Can you imagine a happy story that involves the child welfare system? That’s an oxymoron.
But the intricacies of how he came to be our son, our Samuel is where God shines. And the day we first laid eyes on our boy; I swear there must have been fireworks in Heaven.
“We need a sign,” I told my husband for days leading up to our first meeting. Signs.
I feel like I’m always looking for a sign. A feeling, a coincidence, a God-wink, a number sequence, a serendipitous moment. I’m on the constant hunt for a sense of fireworks in my chest when something is right, when we are on the right path. Something from the universe for me to cling to—something from God that says, “Stay here, this is where I want you.”
For years I’d dreamt of the weight of a child on my chest. I imagined how enormously whole I would feel rocking a baby, bouncing a toddler, and smelling their sweet breath as they slept in the crook of my neck. The epitome of motherhood is found as a woman holds a baby with ease and the child lays their head on her chest and shoulders.
That’s it. That’s the sign.
“Kyle, I can’t care if this takes forever. I can’t worry right now if people judge us or if we must fight a broken system or worry about anything else. I just need to know the boy we meet today will trust us enough to lay his head on my chest.”
And so unceremoniously, like the closing of a door, like the beginning of any other day, like the opening of a curtain—back and forth, back and forth—like the ordinary days that weave together the moments that change you forever, the hour came, and we would meet him for the first time.
It was hot.
I was nervous.
Kyle was impatient.
The social worker was late.
And I was pregnant.
We were in a park in Jackson, Mississippi and had been pacing for almost an hour. I was facing my husband when I heard a car pull up. I turned around to see a woman place a small boy on the ground in front of us. He waddled towards me in clothes and shoes that were a bit too big, he smelled like spaghetti, and I breathlessly whispered to my husband,
“Oh God, that’s him. That’s our son.”
We delicately introduced ourselves to him and let him show us the way. We played on the slide, he hated the swing set, and we walked in circles for over an hour. As we sat down to talk logistics with the social worker, I made my lap available, moving my purse to the sidewalk and trying to act casual and not gawk at how beautiful he was. My head was turned towards my husband, and I was staring into the sun over my shoulder when I felt the world stop spinning.

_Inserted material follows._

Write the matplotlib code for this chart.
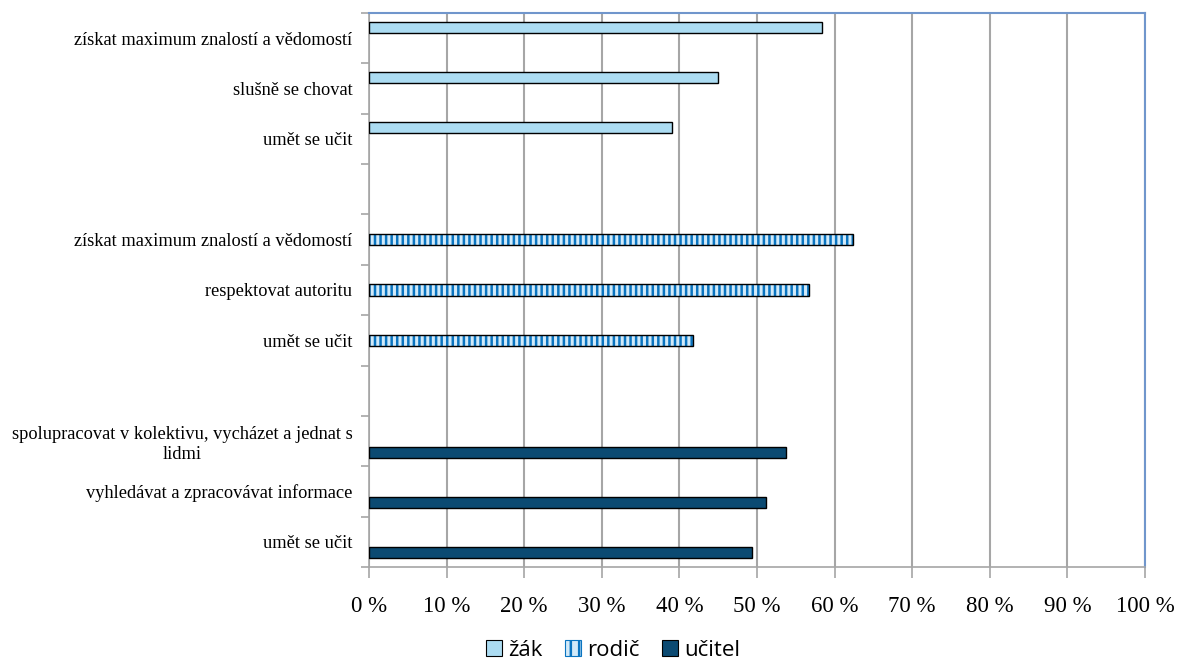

The weight. His weight. I couldn’t breathe. Thank you, Jesus.
In a matter of seconds, he had found my lap, curled into a ball, and trusted me enough to lay his head on my chest. So naturally as if he’d done it a thousand times before. Kyle and I locked eyes and shared a moment that I will remember in vivid detail for the rest of my life. Just a few moments later he would walk to Kyle, lift his arms so patiently as if knowing he would pick him up, and he laid his head on Kyle’s shoulders, too. That weight. We soaked in every second.
That was the day we met our son.
It wasn’t pretty, it was painted in a shade of sadness that can only be known by loss. But God can restore the most broken things and make them beautiful.
We stood to say our goodbyes and I tried to act calm as I strapped him into a car that wouldn’t be taking him to our home that day. I stayed in the parking lot waving him off long after they turned the corner. Kyle and I climbed into his truck and sat speechless for several minutes.
I rubbed my belly for moment acknowledging her presence, too.
Then the overwhelming sensation of time consumed me.
Like the firing of a gun to tell marathon runners it is time to sprint, there was a bang and I understood that we had just begun and we had a very, very long way to go.